在1977年9月24日写给李禾的信中,贾平凹说:“您的意见,提得很好,我做了修改,不知是否可以,你们看后,若还要修改,再来信吧,我是不烦删改的。”在下一段文字中,贾先生继续写道:“非常感谢你们对我的关怀,我虽经常写些小文章,但的确在各方面幼稚得很,衷心希望你们往后多加指导,使自己进步得大些。”这时的贾平凹正值二十几岁的青春时光,浑身有使不完的劲和激情。这分明有一股傲骨在,可是又谦虚得很,自知有明显不足。史鹏钊的评述准确地抓住了青年贾平凹的写作热情。“他写作最初,并没有强烈的成名的欲望,但是他就是想发表,想让自己一笔一画写下的文字变成铅字。虽然稿件如雪片般寄出去,退稿信也似雪片般飞来。”

与坦诚相伴相随的是自剖,不怯于把自己的弱点告知朋友,写作的得与失、进与退,皆一五一十地流露于笔端。写信是一种倾诉,倾诉源于信任甚至依赖。以情感为基础的编写往来,人与人之间的缘分方能持久。

巴金感激叶圣陶慧眼识珠刊发《灭亡》、曹禺感谢巴金对《雷雨》的赏识、徐志摩对沈从文作品的喜爱、韦君宜对冯骥才小说的关注都是编写往来中值得回望的片段,编辑的鼓励与关怀让年轻作者铭感于心,也至今为人们津津乐道。整个现当代文学史,实可被视为编辑与作家之间的交流史。

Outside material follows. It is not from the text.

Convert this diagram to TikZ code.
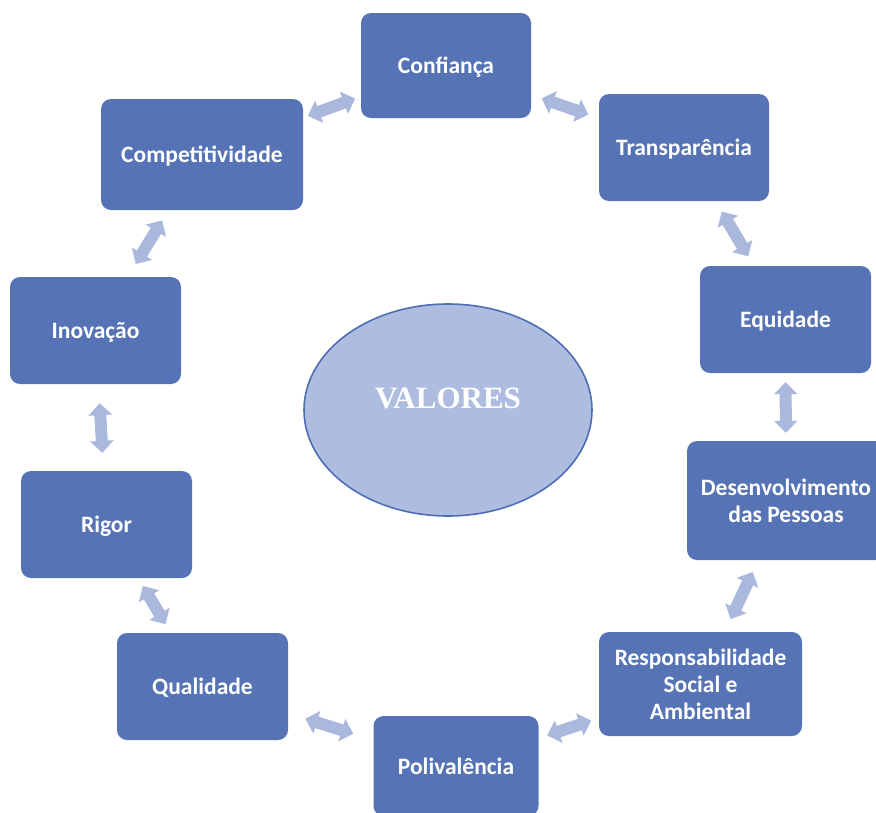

持续多年为读者奉上精神盛宴的文学杂志或报纸背后,必定有一段段作者与编辑之间互相支持、相互成全的佳话。编辑与作者之间的信任从来不止于作品,把彼此紧紧牵系乃至成为志同道合之人的,更多是人品。对对方人品的信任、敬仰、珍惜,才是让友谊之花长开不凋的根本原因。

与当下快节奏的通信手段,如邮箱、微信相比,书信之最大的不同在于温度。它是手写汉字的载体,是情感流通的依托,是心声传递的桥梁。因为求快,写不来信。因为心虚,写不得信。信是一种不欺不骗的文体,坦诚不足者是没有资格写的。这种认识虽未免一厢情愿,甚至带着几分天真,尤其是在世故成风的当下。然而,恰是在这样的社会氛围中,当一个人愿意郑重地为某件事、某一份情谊而提笔写信时,其坦诚是不应被怀疑的。

透过这部特殊的书信集,文学的光芒从纸页间发散出来。“让更多的人感受到20世纪80年代文学的黄金时代,因为那个时候,无论是陈忠实、贾平凹还是邹志安,都刚刚叩开文坛的大门,就是他们对文学这个神圣事业的不懈坚持,才留给了这个时代最丰富的精神食粮。”

持续多年的书信往来是文学辉煌的一份凭证。那个时候,文学的影响力巨大,文学的魅力罕有它者可比。文学可以点燃一个人的生命之光,可以改变一个人的命运轨迹,可以让素不相识的一些人彼此共鸣、深深牵系甚至成为终生好友。个人简介中“热爱文学”或是“喜欢写作”的叙述,是内心充满幸福感的洋溢。时移势易,如今,文学不必成为人们身上显赫的标签,抑或自我介绍时的夸耀,而是悄悄地通过一部部作品、一册册好书浸润着人心。

史鹏钊的写作是对前辈的一份遥想与敬意,也是对文学当下处境的一次反思。经过反思,他要明确告诉读者的是,几十年前就是有这么一群可算是为文学而活的人,文学是他们生存的原因、价值、意义,文学与他们同呼吸、共命运。他还想告诉读者的是,他们因文学而收获的生命之光至今依然熠熠生辉,影响了一代又一代读者。